Dataset extract ::
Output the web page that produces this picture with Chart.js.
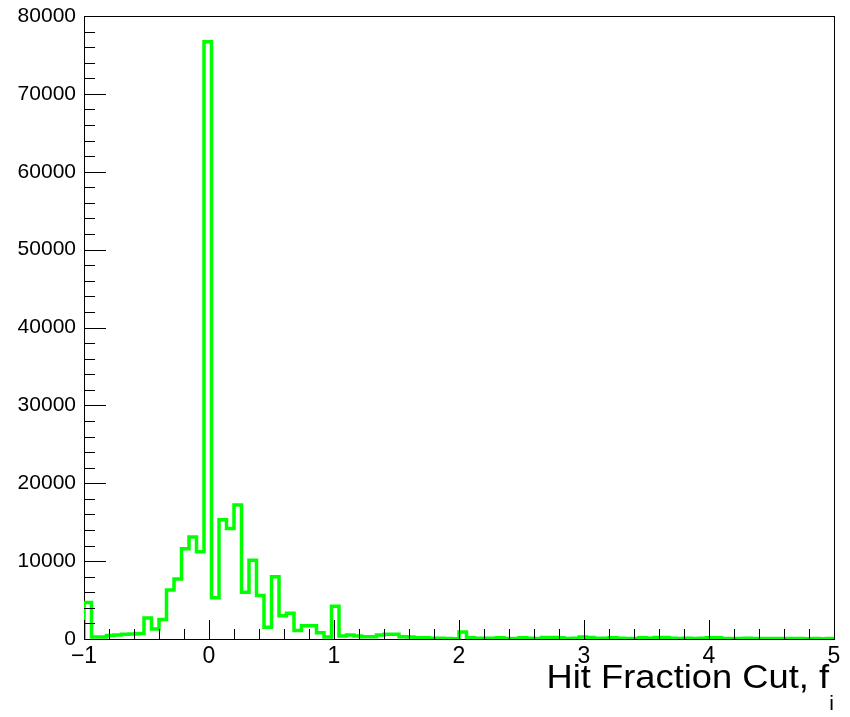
<!DOCTYPE html>
<html lang="en">
<head>
  <meta charset="UTF-8" />
  <title>Hit Fraction Cut</title>
  <script src="https://cdn.jsdelivr.net/npm/chart.js"></script>
  <style>
    body { margin: 0; background: #fff; }
    canvas { display: block; }
  </style>
</head>
<body>
  <canvas id="histChart" width="850" height="717"></canvas>

  <script>
    // histogram binning: 100 bins from -1 to 5
    const binStart = -1;
    const binWidth = 0.06;

    // counts per bin
    const counts = [
      4700, 250, 250, 450, 500, 600, 650, 700, 2700, 1300,
      2500, 6300, 7700, 11600, 13100, 11200, 76700, 5300, 15300, 14200,
      17200, 6000, 10100, 5600, 1500, 8000, 3000, 3300, 1100, 1700,
      1700, 800, 250, 4200, 400, 500, 400, 300, 300, 500,
      600, 600, 300, 250, 150, 150, 100, 100, 50, 30,
      900, 150, 100, 100, 100, 150, 50, 50, 150, 100,
      50, 200, 200, 150, 50, 100, 250, 200, 100, 100,
      150, 100, 80, 50, 150, 100, 200, 200, 100, 80,
      100, 50, 100, 150, 150, 80, 50, 50, 100, 50,
      50, 50, 50, 80, 50, 50, 30, 50, 30, 50
    ];

    const xTicks = [-1, 0, 1, 2, 3, 4, 5];
    const yTicks = [0, 10000, 20000, 30000, 40000, 50000, 60000, 70000, 80000];
    const xTitle = "Hit Fraction Cut, f";
    const xTitleSub = "i";

    const FONT = "'Liberation Sans', Arial, sans-serif";

    // outline points at bin edges (stepped line)
    const points = [{ x: binStart, y: 0 }];
    counts.forEach((c, i) => points.push({ x: binStart + i * binWidth, y: c }));
    points.push({ x: binStart + counts.length * binWidth, y: counts[counts.length - 1] });
    points.push({ x: binStart + counts.length * binWidth, y: 0 });

    // frame first, so the histogram sits on top of it
    const frame = {
      id: "frame",
      beforeDatasetsDraw(chart) {
        const { ctx, chartArea: a } = chart;
        ctx.save();
        ctx.strokeStyle = "#000";
        ctx.lineWidth = 1;
        ctx.strokeRect(a.left + 0.5, a.top + 0.5, a.right - a.left, a.bottom - a.top);
        ctx.restore();
      }
    };

    // ROOT-style inward ticks + axis title with subscript
    const rootTicks = {
      id: "rootTicks",
      afterDatasetsDraw(chart) {
        const { ctx, chartArea: a, scales } = chart;
        ctx.save();
        ctx.strokeStyle = "#000";
        ctx.lineWidth = 1;
        ctx.beginPath();
        for (let k = 0; k <= 40; k++) {
          const v = k * 2000;
          const py = Math.round(scales.y.getPixelForValue(v)) + 0.5;
          const len = k % 5 === 0 ? 22 : 11;
          ctx.moveTo(a.left, py);
          ctx.lineTo(a.left + len, py);
        }
        for (let k = 0; k <= 30; k++) {
          const v = -1 + k * 0.2;
          const px = Math.round(scales.x.getPixelForValue(v)) + 0.5;
          const len = k % 5 === 0 ? 19 : 10;
          ctx.moveTo(px, a.bottom);
          ctx.lineTo(px, a.bottom - len);
        }
        ctx.stroke();

        ctx.fillStyle = "#000";
        ctx.textAlign = "right";
        ctx.textBaseline = "alphabetic";
        ctx.font = "21px " + FONT;
        ctx.fillText(xTitleSub, a.right, 710);
        // title glyphs in the source are a bit wider than Liberation Sans
        ctx.font = "33px " + FONT;
        ctx.translate(a.right - 5, 688);
        ctx.scale(1.1, 1);
        ctx.fillText(xTitle, 0, 0);
        ctx.restore();
      }
    };

    const ctx = document.getElementById("histChart").getContext("2d");

    new Chart(ctx, {
      type: "line",
      data: {
        datasets: [
          {
            data: points,
            stepped: true,
            borderColor: "#00ff00",
            borderWidth: 3.5,
            pointRadius: 0,
            fill: false
          }
        ]
      },
      options: {
        responsive: false,
        animation: false,
        layout: { padding: { top: 16, right: 16, left: 0, bottom: 0 } },
        plugins: {
          legend: { display: false },
          tooltip: { enabled: false }
        },
        scales: {
          x: {
            type: "linear",
            min: -1,
            max: 5,
            grid: { display: false, drawTicks: false },
            border: { display: false },
            afterBuildTicks: (s) => { s.ticks = xTicks.map((v) => ({ value: v })); },
            afterFit: (s) => { s.height = 78; s.paddingLeft = 0; s.paddingRight = 0; },
            ticks: {
              color: "#000",
              padding: 4,
              maxRotation: 0,
              autoSkip: false,
              font: { family: FONT, size: 23 },
              callback: (v) => (v < 0 ? "\u2212" + Math.abs(v) : String(v))
            }
          },
          y: {
            min: 0,
            max: 80000,
            grid: { display: false, drawTicks: false },
            border: { display: false },
            afterBuildTicks: (s) => { s.ticks = yTicks.map((v) => ({ value: v })); },
            afterFit: (s) => { s.width = 84; s.paddingTop = 0; s.paddingBottom = 0; },
            ticks: {
              color: "#000",
              padding: 8,
              font: { family: FONT, size: 21 },
              callback: (v) => String(v)
            }
          }
        }
      },
      plugins: [frame, rootTicks]
    });
  </script>
</body>
</html>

Your instructions ::
Write out again exactly the lines from the start of the data above through the line containing "const binWidth = 0.06;", inclusive, excluding any pictures.

Finished exercise ::
Output the web page that produces this picture with Chart.js.
<!DOCTYPE html>
<html lang="en">
<head>
  <meta charset="UTF-8" />
  <title>Hit Fraction Cut</title>
  <script src="https://cdn.jsdelivr.net/npm/chart.js"></script>
  <style>
    body { margin: 0; background: #fff; }
    canvas { display: block; }
  </style>
</head>
<body>
  <canvas id="histChart" width="850" height="717"></canvas>

  <script>
    // histogram binning: 100 bins from -1 to 5
    const binStart = -1;
    const binWidth = 0.06;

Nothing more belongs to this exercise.